The first approach uses a more conventional adapter/switch configuration. A RONNIEE 2S adapter would be in each host and each is connected to a ROMNIEE 3 switch. Switches can be stacked for larger networks. The RONNIEE 2S has four ports and can be used in small clusters without a switch.

The second approach uses the RONNIEE RIO that provides six individual links to a host's nearest neighbors in a 3D torus. Like the switch, these adapters know how to forward transactions through the fabric. This allows scaling without the need for switches but with the added latency for each hop.

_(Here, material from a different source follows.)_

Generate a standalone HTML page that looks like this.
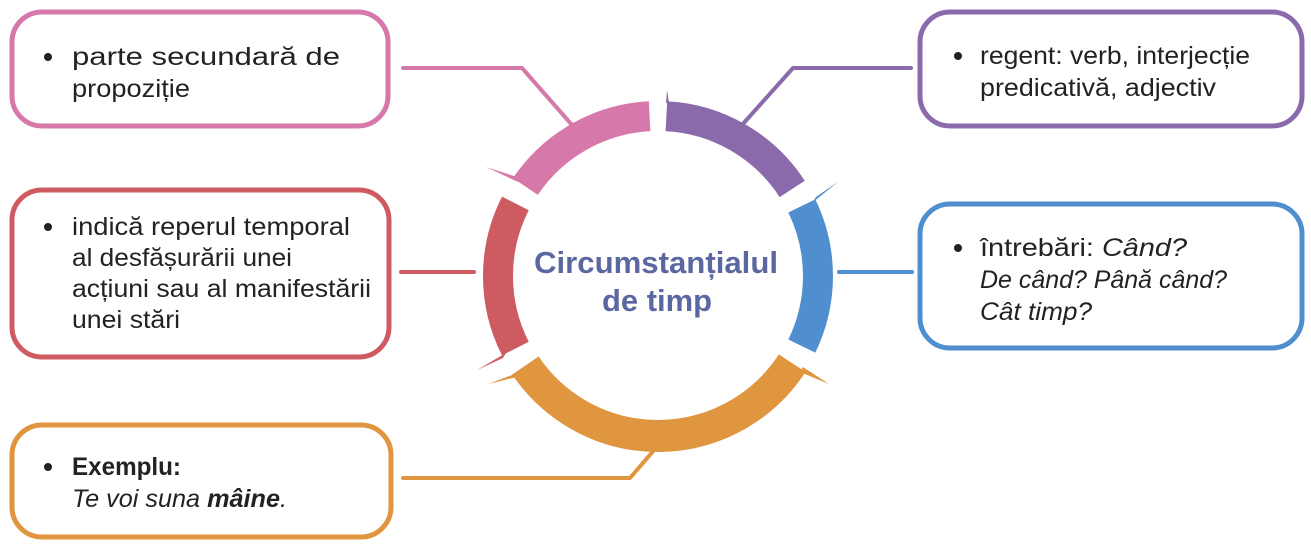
<!DOCTYPE html>
<html><head><meta charset="utf-8"><style>
html,body{margin:0;padding:0;background:#fff;}
svg{display:block;}
text{font-family:"Liberation Sans",sans-serif;font-size:25px;fill:#222;}
</style></head><body>
<svg width="1311" height="550" viewBox="0 0 1311 550" xmlns="http://www.w3.org/2000/svg">
<rect x="12" y="12" width="376" height="114" rx="30" fill="#fff" stroke="#d678aa" stroke-width="5"/>
<rect x="920" y="12" width="382" height="114" rx="30" fill="#fff" stroke="#8a6aab" stroke-width="5"/>
<rect x="12" y="190" width="377" height="167" rx="30" fill="#fff" stroke="#cf5b62" stroke-width="5"/>
<rect x="920" y="204" width="382" height="144" rx="30" fill="#fff" stroke="#4f8fd0" stroke-width="5"/>
<rect x="12" y="425" width="379" height="112" rx="30" fill="#fff" stroke="#e0953f" stroke-width="5"/>
<g fill="none" stroke-width="4" stroke-linejoin="round" stroke-linecap="round">
<polyline points="403,68 522,68 572,125" stroke="#d678aa"/>
<polyline points="911,68 793,68 742,125" stroke="#8a6aab"/>
<line x1="401" y1="272" x2="474" y2="272" stroke="#cf5b62"/>
<line x1="839" y1="272" x2="912" y2="272" stroke="#4f8fd0"/>
<polyline points="403,478 630,478 655,449" stroke="#e0953f"/>
</g>
<g fill="none" stroke-width="30">
<path d="M666.4,116.2 A160,160 0 0 1 792.2,188.9" stroke="#8a6aab"/>
<path d="M801.8,205.9 A160,160 0 0 1 801.8,346.1" stroke="#4f8fd0"/>
<path d="M792.2,363.1 A160,160 0 0 1 525.4,365.5" stroke="#e0953f" stroke-width="32"/>
<path d="M515.4,348.6 A160,160 0 0 1 515.4,203.4" stroke="#cf5b62"/>
<path d="M525.4,186.5 A160,160 0 0 1 649.6,116.2" stroke="#d678aa"/>
</g>
<polygon points="518,182 486,167 514,176" fill="#d678aa"/>
<polygon points="506,353 477,370 503,358" fill="#cf5b62"/>
<polygon points="520,372 488,384 517,377" fill="#e0953f"/>
<polygon points="800,372 829,384 803,367" fill="#e0953f"/>
<polygon points="812,203 839,181 816,197" fill="#4f8fd0"/>
<polygon points="666,103 667,90 669,103" fill="#8a6aab"/>
<g fill="#222">
<circle cx="48" cy="57" r="4"/>
<circle cx="958" cy="56" r="4"/>
<circle cx="48" cy="227" r="4"/>
<circle cx="958" cy="248" r="4"/>
<circle cx="48" cy="467" r="4"/>
</g>
<text x="72" y="65" textLength="268" lengthAdjust="spacingAndGlyphs">parte secundară de</text>
<text x="72" y="97" textLength="118" lengthAdjust="spacingAndGlyphs">propoziție</text>
<text x="980" y="64" textLength="270" lengthAdjust="spacingAndGlyphs">regent: verb, interjecție</text>
<text x="980" y="96" textLength="236" lengthAdjust="spacingAndGlyphs">predicativă, adjectiv</text>
<text x="72" y="235" textLength="278" lengthAdjust="spacingAndGlyphs">indică reperul temporal</text>
<text x="72" y="266" textLength="220" lengthAdjust="spacingAndGlyphs">al desfășurării unei</text>
<text x="72" y="297" textLength="299" lengthAdjust="spacingAndGlyphs">acțiuni sau al manifestării</text>
<text x="72" y="328" textLength="108" lengthAdjust="spacingAndGlyphs">unei stări</text>
<text x="980" y="256" textLength="207" lengthAdjust="spacingAndGlyphs">întrebări: <tspan font-style="italic">Când?</tspan></text>
<text x="980" y="288" textLength="247" lengthAdjust="spacingAndGlyphs" font-style="italic">De când? Până când?</text>
<text x="980" y="320" textLength="112" lengthAdjust="spacingAndGlyphs" font-style="italic">Cât timp?</text>
<text x="72" y="475" textLength="109" lengthAdjust="spacingAndGlyphs" font-weight="bold">Exemplu:</text>
<text x="72" y="507" textLength="215" lengthAdjust="spacingAndGlyphs" font-style="italic">Te voi suna <tspan font-weight="bold">mâine</tspan>.</text>
<text x="534" y="273" textLength="244" lengthAdjust="spacingAndGlyphs" style="font-size:31px;font-weight:bold;fill:#5b67a0">Circumstanțialul</text>
<text x="602" y="311" textLength="110" lengthAdjust="spacingAndGlyphs" style="font-size:31px;font-weight:bold;fill:#5b67a0">de timp</text>
</svg>
</body></html>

Both approaches are designed for redundant connections since many applications will require more robust high availability (HA) support. HA fencing support is provided by the hardware. Each link can be monitored. The system can be partitioned as well so a large cluster can be broken up into smaller clusters using hardware barriers. A host can also be linked to a number of different clusters providing a control communication mechanism.

A3Cube provides low level access but many will utilize the TCP sockets support. These drivers are available for most operating systems such as Windows and Linux.

A3Cube's approach pushes the limits of PCI Express but greatly expands the amount of memory and directly accessible peripherals. It can support a wide range of scenarios from aggregating banks of SSDs to accelerating Hadoop (see “Essentials Of The Hadoop Open Source Project”).